- _TASK OBJECTIVE_
All of the data should be output character for character, except the pictures.

----

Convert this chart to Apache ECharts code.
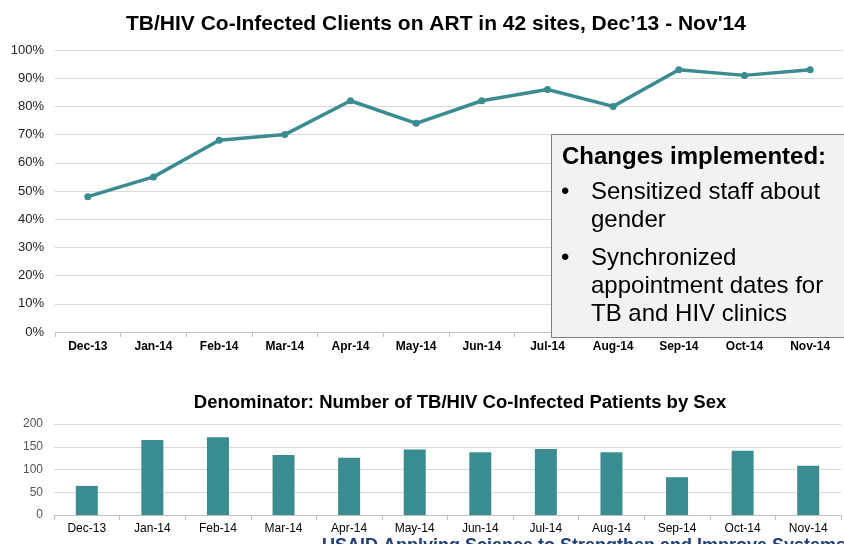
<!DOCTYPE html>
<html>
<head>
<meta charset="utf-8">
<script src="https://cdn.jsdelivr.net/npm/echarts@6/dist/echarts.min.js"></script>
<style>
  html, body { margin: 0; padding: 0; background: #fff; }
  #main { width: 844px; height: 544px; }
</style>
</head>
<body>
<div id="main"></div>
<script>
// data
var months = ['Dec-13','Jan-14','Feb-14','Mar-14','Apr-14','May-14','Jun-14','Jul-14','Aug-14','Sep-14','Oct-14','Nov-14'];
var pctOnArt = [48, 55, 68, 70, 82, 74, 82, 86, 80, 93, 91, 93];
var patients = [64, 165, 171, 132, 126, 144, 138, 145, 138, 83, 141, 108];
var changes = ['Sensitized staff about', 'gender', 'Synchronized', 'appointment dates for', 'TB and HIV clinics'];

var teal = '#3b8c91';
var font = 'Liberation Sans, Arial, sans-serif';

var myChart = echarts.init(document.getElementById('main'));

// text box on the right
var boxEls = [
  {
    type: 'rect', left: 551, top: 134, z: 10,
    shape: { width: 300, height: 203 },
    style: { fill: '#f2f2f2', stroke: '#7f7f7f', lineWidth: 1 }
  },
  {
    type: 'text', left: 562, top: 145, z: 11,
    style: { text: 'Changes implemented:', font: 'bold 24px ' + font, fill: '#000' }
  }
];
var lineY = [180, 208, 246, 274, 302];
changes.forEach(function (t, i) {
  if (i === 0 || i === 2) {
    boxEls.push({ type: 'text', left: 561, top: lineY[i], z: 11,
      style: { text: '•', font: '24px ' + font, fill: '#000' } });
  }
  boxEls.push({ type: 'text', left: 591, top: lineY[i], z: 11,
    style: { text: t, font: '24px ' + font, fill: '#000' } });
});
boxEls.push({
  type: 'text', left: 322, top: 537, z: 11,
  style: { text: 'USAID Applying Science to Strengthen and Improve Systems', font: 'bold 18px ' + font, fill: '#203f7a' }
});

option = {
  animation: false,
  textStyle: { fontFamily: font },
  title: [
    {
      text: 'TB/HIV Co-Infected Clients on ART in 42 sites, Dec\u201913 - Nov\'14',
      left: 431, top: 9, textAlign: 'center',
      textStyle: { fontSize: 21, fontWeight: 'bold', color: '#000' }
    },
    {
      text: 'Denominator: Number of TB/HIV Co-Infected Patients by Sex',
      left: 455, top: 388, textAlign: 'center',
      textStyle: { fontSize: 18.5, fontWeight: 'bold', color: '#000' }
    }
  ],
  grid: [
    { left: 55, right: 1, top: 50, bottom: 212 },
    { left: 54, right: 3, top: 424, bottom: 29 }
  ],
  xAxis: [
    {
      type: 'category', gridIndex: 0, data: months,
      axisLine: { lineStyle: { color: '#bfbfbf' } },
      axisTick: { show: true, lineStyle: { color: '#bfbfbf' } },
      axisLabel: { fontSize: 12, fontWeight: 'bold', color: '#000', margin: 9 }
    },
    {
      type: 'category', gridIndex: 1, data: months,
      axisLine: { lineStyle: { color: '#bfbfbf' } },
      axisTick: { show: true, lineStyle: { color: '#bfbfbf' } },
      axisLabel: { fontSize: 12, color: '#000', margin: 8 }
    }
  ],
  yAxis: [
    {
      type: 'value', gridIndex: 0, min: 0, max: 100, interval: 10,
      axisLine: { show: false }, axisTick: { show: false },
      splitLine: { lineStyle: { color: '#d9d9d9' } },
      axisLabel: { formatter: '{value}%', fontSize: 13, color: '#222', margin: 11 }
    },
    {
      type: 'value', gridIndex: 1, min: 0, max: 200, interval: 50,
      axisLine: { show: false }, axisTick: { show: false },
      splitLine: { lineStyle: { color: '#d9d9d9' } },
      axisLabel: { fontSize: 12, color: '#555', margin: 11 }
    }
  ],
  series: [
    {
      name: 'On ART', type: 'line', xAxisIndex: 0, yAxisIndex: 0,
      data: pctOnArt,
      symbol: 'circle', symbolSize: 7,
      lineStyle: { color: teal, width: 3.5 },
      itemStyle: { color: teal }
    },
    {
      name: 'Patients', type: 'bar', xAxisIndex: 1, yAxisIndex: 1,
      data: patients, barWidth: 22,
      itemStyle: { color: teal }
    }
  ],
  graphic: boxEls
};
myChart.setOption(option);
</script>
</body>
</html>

----

- _EXERCISE OUTPUT_
Convert this chart to Apache ECharts code.
<!DOCTYPE html>
<html>
<head>
<meta charset="utf-8">
<script src="https://cdn.jsdelivr.net/npm/echarts@6/dist/echarts.min.js"></script>
<style>
  html, body { margin: 0; padding: 0; background: #fff; }
  #main { width: 844px; height: 544px; }
</style>
</head>
<body>
<div id="main"></div>
<script>
// data
var months = ['Dec-13','Jan-14','Feb-14','Mar-14','Apr-14','May-14','Jun-14','Jul-14','Aug-14','Sep-14','Oct-14','Nov-14'];
var pctOnArt = [48, 55, 68, 70, 82, 74, 82, 86, 80, 93, 91, 93];
var patients = [64, 165, 171, 132, 126, 144, 138, 145, 138, 83, 141, 108];
var changes = ['Sensitized staff about', 'gender', 'Synchronized', 'appointment dates for', 'TB and HIV clinics'];

var teal = '#3b8c91';
var font = 'Liberation Sans, Arial, sans-serif';

var myChart = echarts.init(document.getElementById('main'));

// text box on the right
var boxEls = [
  {
    type: 'rect', left: 551, top: 134, z: 10,
    shape: { width: 300, height: 203 },
    style: { fill: '#f2f2f2', stroke: '#7f7f7f', lineWidth: 1 }
  },
  {
    type: 'text', left: 562, top: 145, z: 11,
    style: { text: 'Changes implemented:', font: 'bold 24px ' + font, fill: '#000' }
  }
];
var lineY = [180, 208, 246, 274, 302];
changes.forEach(function (t, i) {
  if (i === 0 || i === 2) {
    boxEls.push({ type: 'text', left: 561, top: lineY[i], z: 11,
      style: { text: '•', font: '24px ' + font, fill: '#000' } });
  }
  boxEls.push({ type: 'text', left: 591, top: lineY[i], z: 11,
    style: { text: t, font: '24px ' + font, fill: '#000' } });
});
boxEls.push({
  type: 'text', left: 322, top: 537, z: 11,
  style: { text: 'USAID Applying Science to Strengthen and Improve Systems', font: 'bold 18px ' + font, fill: '#203f7a' }
});

option = {
  animation: false,
  textStyle: { fontFamily: font },
  title: [
    {
      text: 'TB/HIV Co-Infected Clients on ART in 42 sites, Dec\u201913 - Nov\'14',
      left: 431, top: 9, textAlign: 'center',
      textStyle: { fontSize: 21, fontWeight: 'bold', color: '#000' }
    },
    {
      text: 'Denominator: Number of TB/HIV Co-Infected Patients by Sex',
      left: 455, top: 388, textAlign: 'center',
      textStyle: { fontSize: 18.5, fontWeight: 'bold', color: '#000' }
    }
  ],
  grid: [
    { left: 55, right: 1, top: 50, bottom: 212 },
    { left: 54, right: 3, top: 424, bottom: 29 }
  ],
  xAxis: [
    {
      type: 'category', gridIndex: 0, data: months,
      axisLine: { lineStyle: { color: '#bfbfbf' } },
      axisTick: { show: true, lineStyle: { color: '#bfbfbf' } },
      axisLabel: { fontSize: 12, fontWeight: 'bold', color: '#000', margin: 9 }
    },
    {
      type: 'category', gridIndex: 1, data: months,
      axisLine: { lineStyle: { color: '#bfbfbf' } },
      axisTick: { show: true, lineStyle: { color: '#bfbfbf' } },
      axisLabel: { fontSize: 12, color: '#000', margin: 8 }
    }
  ],
  yAxis: [
    {
      type: 'value', gridIndex: 0, min: 0, max: 100, interval: 10,
      axisLine: { show: false }, axisTick: { show: false },
      splitLine: { lineStyle: { color: '#d9d9d9' } },
      axisLabel: { formatter: '{value}%', fontSize: 13, color: '#222', margin: 11 }
    },
    {
      type: 'value', gridIndex: 1, min: 0, max: 200, interval: 50,
      axisLine: { show: false }, axisTick: { show: false },
      splitLine: { lineStyle: { color: '#d9d9d9' } },
      axisLabel: { fontSize: 12, color: '#555', margin: 11 }
    }
  ],
  series: [
    {
      name: 'On ART', type: 'line', xAxisIndex: 0, yAxisIndex: 0,
      data: pctOnArt,
      symbol: 'circle', symbolSize: 7,
      lineStyle: { color: teal, width: 3.5 },
      itemStyle: { color: teal }
    },
    {
      name: 'Patients', type: 'bar', xAxisIndex: 1, yAxisIndex: 1,
      data: patients, barWidth: 22,
      itemStyle: { color: teal }
    }
  ],
  graphic: boxEls
};
myChart.setOption(option);
</script>
</body>
</html>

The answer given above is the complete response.